- [SHORT EXERCISE] Word for word, copy all the data and drop the pictures.

- [GIVEN INFORMATION]

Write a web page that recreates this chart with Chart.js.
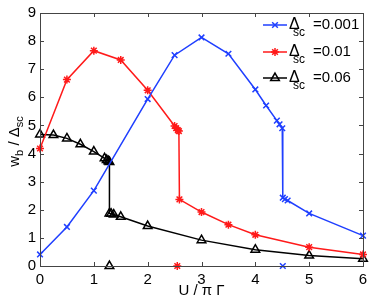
<!DOCTYPE html>
<html>
<head>
<meta charset="utf-8">
<script src="https://cdn.jsdelivr.net/npm/chart.js@4.4.0/dist/chart.umd.min.js"></script>
<style>
  html, body { margin: 0; padding: 0; background: #fff; }
  #wrap { width: 374px; height: 301px; }
</style>
</head>
<body>
<div id="wrap"><canvas id="chart" width="374" height="301"></canvas></div>
<script>
'use strict';

// ************************** DATA ****************************************** //
let xTicks = [0, 1, 2, 3, 4, 5, 6];
let yTicks = [0, 1, 2, 3, 4, 5, 6, 7, 8, 9];

let legendLabels = ['=0.001', '=0.01', '=0.06'];

// delta_sc = 0.001
let blueX = [0, 0.5, 1, 2, 2.5, 3, 3.5, 4, 4.2, 4.4, 4.45, 4.5, 4.51, 4.55, 4.6, 5, 6];
let blueY = [0.41, 1.39, 2.68, 5.94, 7.5, 8.13, 7.55, 6.28, 5.71, 5.17, 5.04, 4.9, 2.43, 2.38, 2.33, 1.87, 1.08];

// delta_sc = 0.01
let redX = [0, 0.5, 1, 1.5, 2, 2.5, 2.53, 2.56, 2.58, 2.59, 3, 3.5, 4, 5, 6];
let redY = [4.18, 6.63, 7.66, 7.33, 6.25, 4.98, 4.9, 4.83, 4.8, 2.37, 1.92, 1.47, 1.11, 0.67, 0.41];

// delta_sc = 0.06
let blackX = [0, 0.25, 0.5, 0.75, 1, 1.2, 1.24, 1.27, 1.29, 1.29, 1.32, 1.37, 1.5, 2, 3, 4, 5, 6];
let blackY = [4.68, 4.66, 4.54, 4.33, 4.07, 3.83, 3.77, 3.73, 3.7, 1.87, 1.86, 1.83, 1.75, 1.42, 0.92, 0.58, 0.37, 0.26];

// single points sitting on the axis
let zeroX = [4.51, 2.55, 1.29];
let zeroY = [0, 0, 0];

// ************************** STYLE ***************************************** //
const FONT = "'Liberation Sans', Arial, Helvetica, sans-serif";
const BLUE = '#1f3fff';
const RED = '#ff1a1a';
const BLACK = '#000000';

let colors = [BLUE, RED, BLACK];
let markers = ['crossRot', 'star', 'triangle'];
let radii = [4, 4, 5];

function toPoints(xs, ys) {
  let pts = [];
  for(let i = 0; i < xs.length; i++) {
    pts.push({x: xs[i], y: ys[i]});
  }
  return pts;
}

function lineSet(xs, ys, i) {
  return {
    data: toPoints(xs, ys),
    borderColor: colors[i],
    backgroundColor: 'rgba(0,0,0,0)',
    borderWidth: 1.5,
    pointStyle: markers[i],
    pointRadius: radii[i],
    pointBorderColor: colors[i],
    pointBackgroundColor: 'rgba(0,0,0,0)',
    pointBorderWidth: 1.5,
    tension: 0,
    clip: false
  };
}

function pointSet(i) {
  let set = lineSet([zeroX[i]], [zeroY[i]], i);
  set.showLine = false;
  return set;
}

// ************************** PLUGIN: FRAME, TICKS, TEXT ******************** //
let framePlugin = {
  id: 'frame',
  afterDraw(chart) {
    let ctx = chart.ctx;
    let a = chart.chartArea;
    let xs = chart.scales.x;
    let ys = chart.scales.y;

    ctx.save();
    ctx.strokeStyle = '#444';
    ctx.lineWidth = 1;
    ctx.strokeRect(Math.round(a.left) + 0.5, Math.round(a.top) + 0.5,
      Math.round(a.right - a.left), Math.round(a.bottom - a.top));

    let len = 4;
    ctx.beginPath();
    xTicks.forEach(v => {
      let px = Math.round(xs.getPixelForValue(v)) + 0.5;
      ctx.moveTo(px, a.bottom); ctx.lineTo(px, a.bottom - len);
      ctx.moveTo(px, a.top); ctx.lineTo(px, a.top + len);
    });
    yTicks.forEach(v => {
      let py = Math.round(ys.getPixelForValue(v)) + 0.5;
      ctx.moveTo(a.left, py); ctx.lineTo(a.left + len, py);
      ctx.moveTo(a.right, py); ctx.lineTo(a.right - len, py);
    });
    ctx.stroke();

    // axis titles
    ctx.fillStyle = '#000';
    ctx.textBaseline = 'alphabetic';
    ctx.textAlign = 'left';

    ctx.font = '15px ' + FONT;
    let xt = 'U / \u03c0 \u0393';
    let w = ctx.measureText(xt).width;
    ctx.fillText(xt, (a.left + a.right) / 2 - w / 2, 295);

    // y title, rotated: w_b / Delta_sc
    ctx.save();
    ctx.translate(19, (a.top + a.bottom) / 2 + 2);
    ctx.rotate(-Math.PI / 2);
    let parts = [
      ['w', 15, 0], ['b', 11, 4], [' / ', 15, 0], ['\u0394', 15, 0], ['sc', 11, 4]
    ];
    let total = 0;
    parts.forEach(p => { ctx.font = p[1] + 'px ' + FONT; total += ctx.measureText(p[0]).width; });
    let cx = -total / 2;
    parts.forEach(p => {
      ctx.font = p[1] + 'px ' + FONT;
      ctx.fillText(p[0], cx, p[2]);
      cx += ctx.measureText(p[0]).width;
    });
    ctx.restore();

    // legend
    let rowY = [25, 52, 78];
    for(let i = 0; i < legendLabels.length; i++) {
      let y = rowY[i];
      ctx.strokeStyle = colors[i];
      ctx.lineWidth = 1.5;
      ctx.beginPath();
      ctx.moveTo(263, y);
      ctx.lineTo(287, y);
      ctx.stroke();
      ctx.fillStyle = 'rgba(0,0,0,0)';
      Chart.helpers.drawPoint(ctx, {
        pointStyle: markers[i],
        radius: radii[i],
        borderWidth: 1.5,
        rotation: 0
      }, 275, y);
      ctx.fillStyle = '#000';
      ctx.font = '16px ' + FONT;
      ctx.fillText('\u0394', 289, y + 4);
      ctx.font = '12px ' + FONT;
      ctx.fillText('sc', 293, y + 11);
      ctx.font = '15px ' + FONT;
      ctx.fillText(legendLabels[i], 313, y + 4);
    }
    ctx.restore();
  }
};

// ************************** CHART ***************************************** //
let chartEl = document.getElementById('chart');

let chartObj = {
  type: 'line',
  data: {
    datasets: [
      lineSet(blueX, blueY, 0),
      lineSet(redX, redY, 1),
      lineSet(blackX, blackY, 2),
      pointSet(0),
      pointSet(1),
      pointSet(2)
    ]
  },
  options: {
    responsive: false,
    animation: false,
    layout: {
      padding: {left: 0, right: 11, top: 10, bottom: 0}
    },
    plugins: {
      legend: {display: false},
      tooltip: {enabled: false}
    },
    scales: {
      x: {
        type: 'linear',
        min: 0,
        max: 6,
        afterFit: scale => { scale.height = 35; },
        afterBuildTicks: scale => { scale.ticks = xTicks.map(v => ({value: v})); },
        grid: {display: false, drawTicks: false},
        border: {display: false},
        ticks: {
          color: '#000',
          padding: 5,
          maxRotation: 0,
          font: {family: FONT, size: 15}
        }
      },
      y: {
        type: 'linear',
        min: 0,
        max: 9,
        afterFit: scale => { scale.width = 40; },
        afterBuildTicks: scale => { scale.ticks = yTicks.map(v => ({value: v})); },
        grid: {display: false, drawTicks: false},
        border: {display: false},
        ticks: {
          color: '#000',
          padding: 4,
          font: {family: FONT, size: 15}
        }
      }
    }
  },
  plugins: [framePlugin]
};

new Chart(chartEl, chartObj);
</script>
</body>
</html>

- [SOLVED PROBLEM]
Write a web page that recreates this chart with Chart.js.
<!DOCTYPE html>
<html>
<head>
<meta charset="utf-8">
<script src="https://cdn.jsdelivr.net/npm/chart.js@4.4.0/dist/chart.umd.min.js"></script>
<style>
  html, body { margin: 0; padding: 0; background: #fff; }
  #wrap { width: 374px; height: 301px; }
</style>
</head>
<body>
<div id="wrap"><canvas id="chart" width="374" height="301"></canvas></div>
<script>
'use strict';

// ************************** DATA ****************************************** //
let xTicks = [0, 1, 2, 3, 4, 5, 6];
let yTicks = [0, 1, 2, 3, 4, 5, 6, 7, 8, 9];

let legendLabels = ['=0.001', '=0.01', '=0.06'];

// delta_sc = 0.001
let blueX = [0, 0.5, 1, 2, 2.5, 3, 3.5, 4, 4.2, 4.4, 4.45, 4.5, 4.51, 4.55, 4.6, 5, 6];
let blueY = [0.41, 1.39, 2.68, 5.94, 7.5, 8.13, 7.55, 6.28, 5.71, 5.17, 5.04, 4.9, 2.43, 2.38, 2.33, 1.87, 1.08];

// delta_sc = 0.01
let redX = [0, 0.5, 1, 1.5, 2, 2.5, 2.53, 2.56, 2.58, 2.59, 3, 3.5, 4, 5, 6];
let redY = [4.18, 6.63, 7.66, 7.33, 6.25, 4.98, 4.9, 4.83, 4.8, 2.37, 1.92, 1.47, 1.11, 0.67, 0.41];

// delta_sc = 0.06
let blackX = [0, 0.25, 0.5, 0.75, 1, 1.2, 1.24, 1.27, 1.29, 1.29, 1.32, 1.37, 1.5, 2, 3, 4, 5, 6];
let blackY = [4.68, 4.66, 4.54, 4.33, 4.07, 3.83, 3.77, 3.73, 3.7, 1.87, 1.86, 1.83, 1.75, 1.42, 0.92, 0.58, 0.37, 0.26];

// single points sitting on the axis
let zeroX = [4.51, 2.55, 1.29];
let zeroY = [0, 0, 0];

// ************************** STYLE ***************************************** //
const FONT = "'Liberation Sans', Arial, Helvetica, sans-serif";
const BLUE = '#1f3fff';
const RED = '#ff1a1a';
const BLACK = '#000000';

let colors = [BLUE, RED, BLACK];
let markers = ['crossRot', 'star', 'triangle'];
let radii = [4, 4, 5];

function toPoints(xs, ys) {
  let pts = [];
  for(let i = 0; i < xs.length; i++) {
    pts.push({x: xs[i], y: ys[i]});
  }
  return pts;
}

function lineSet(xs, ys, i) {
  return {
    data: toPoints(xs, ys),
    borderColor: colors[i],
    backgroundColor: 'rgba(0,0,0,0)',
    borderWidth: 1.5,
    pointStyle: markers[i],
    pointRadius: radii[i],
    pointBorderColor: colors[i],
    pointBackgroundColor: 'rgba(0,0,0,0)',
    pointBorderWidth: 1.5,
    tension: 0,
    clip: false
  };
}

function pointSet(i) {
  let set = lineSet([zeroX[i]], [zeroY[i]], i);
  set.showLine = false;
  return set;
}

// ************************** PLUGIN: FRAME, TICKS, TEXT ******************** //
let framePlugin = {
  id: 'frame',
  afterDraw(chart) {
    let ctx = chart.ctx;
    let a = chart.chartArea;
    let xs = chart.scales.x;
    let ys = chart.scales.y;

    ctx.save();
    ctx.strokeStyle = '#444';
    ctx.lineWidth = 1;
    ctx.strokeRect(Math.round(a.left) + 0.5, Math.round(a.top) + 0.5,
      Math.round(a.right - a.left), Math.round(a.bottom - a.top));

    let len = 4;
    ctx.beginPath();
    xTicks.forEach(v => {
      let px = Math.round(xs.getPixelForValue(v)) + 0.5;
      ctx.moveTo(px, a.bottom); ctx.lineTo(px, a.bottom - len);
      ctx.moveTo(px, a.top); ctx.lineTo(px, a.top + len);
    });
    yTicks.forEach(v => {
      let py = Math.round(ys.getPixelForValue(v)) + 0.5;
      ctx.moveTo(a.left, py); ctx.lineTo(a.left + len, py);
      ctx.moveTo(a.right, py); ctx.lineTo(a.right - len, py);
    });
    ctx.stroke();

    // axis titles
    ctx.fillStyle = '#000';
    ctx.textBaseline = 'alphabetic';
    ctx.textAlign = 'left';

    ctx.font = '15px ' + FONT;
    let xt = 'U / \u03c0 \u0393';
    let w = ctx.measureText(xt).width;
    ctx.fillText(xt, (a.left + a.right) / 2 - w / 2, 295);

    // y title, rotated: w_b / Delta_sc
    ctx.save();
    ctx.translate(19, (a.top + a.bottom) / 2 + 2);
    ctx.rotate(-Math.PI / 2);
    let parts = [
      ['w', 15, 0], ['b', 11, 4], [' / ', 15, 0], ['\u0394', 15, 0], ['sc', 11, 4]
    ];
    let total = 0;
    parts.forEach(p => { ctx.font = p[1] + 'px ' + FONT; total += ctx.measureText(p[0]).width; });
    let cx = -total / 2;
    parts.forEach(p => {
      ctx.font = p[1] + 'px ' + FONT;
      ctx.fillText(p[0], cx, p[2]);
      cx += ctx.measureText(p[0]).width;
    });
    ctx.restore();

    // legend
    let rowY = [25, 52, 78];
    for(let i = 0; i < legendLabels.length; i++) {
      let y = rowY[i];
      ctx.strokeStyle = colors[i];
      ctx.lineWidth = 1.5;
      ctx.beginPath();
      ctx.moveTo(263, y);
      ctx.lineTo(287, y);
      ctx.stroke();
      ctx.fillStyle = 'rgba(0,0,0,0)';
      Chart.helpers.drawPoint(ctx, {
        pointStyle: markers[i],
        radius: radii[i],
        borderWidth: 1.5,
        rotation: 0
      }, 275, y);
      ctx.fillStyle = '#000';
      ctx.font = '16px ' + FONT;
      ctx.fillText('\u0394', 289, y + 4);
      ctx.font = '12px ' + FONT;
      ctx.fillText('sc', 293, y + 11);
      ctx.font = '15px ' + FONT;
      ctx.fillText(legendLabels[i], 313, y + 4);
    }
    ctx.restore();
  }
};

// ************************** CHART ***************************************** //
let chartEl = document.getElementById('chart');

let chartObj = {
  type: 'line',
  data: {
    datasets: [
      lineSet(blueX, blueY, 0),
      lineSet(redX, redY, 1),
      lineSet(blackX, blackY, 2),
      pointSet(0),
      pointSet(1),
      pointSet(2)
    ]
  },
  options: {
    responsive: false,
    animation: false,
    layout: {
      padding: {left: 0, right: 11, top: 10, bottom: 0}
    },
    plugins: {
      legend: {display: false},
      tooltip: {enabled: false}
    },
    scales: {
      x: {
        type: 'linear',
        min: 0,
        max: 6,
        afterFit: scale => { scale.height = 35; },
        afterBuildTicks: scale => { scale.ticks = xTicks.map(v => ({value: v})); },
        grid: {display: false, drawTicks: false},
        border: {display: false},
        ticks: {
          color: '#000',
          padding: 5,
          maxRotation: 0,
          font: {family: FONT, size: 15}
        }
      },
      y: {
        type: 'linear',
        min: 0,
        max: 9,
        afterFit: scale => { scale.width = 40; },
        afterBuildTicks: scale => { scale.ticks = yTicks.map(v => ({value: v})); },
        grid: {display: false, drawTicks: false},
        border: {display: false},
        ticks: {
          color: '#000',
          padding: 4,
          font: {family: FONT, size: 15}
        }
      }
    }
  },
  plugins: [framePlugin]
};

new Chart(chartEl, chartObj);
</script>
</body>
</html>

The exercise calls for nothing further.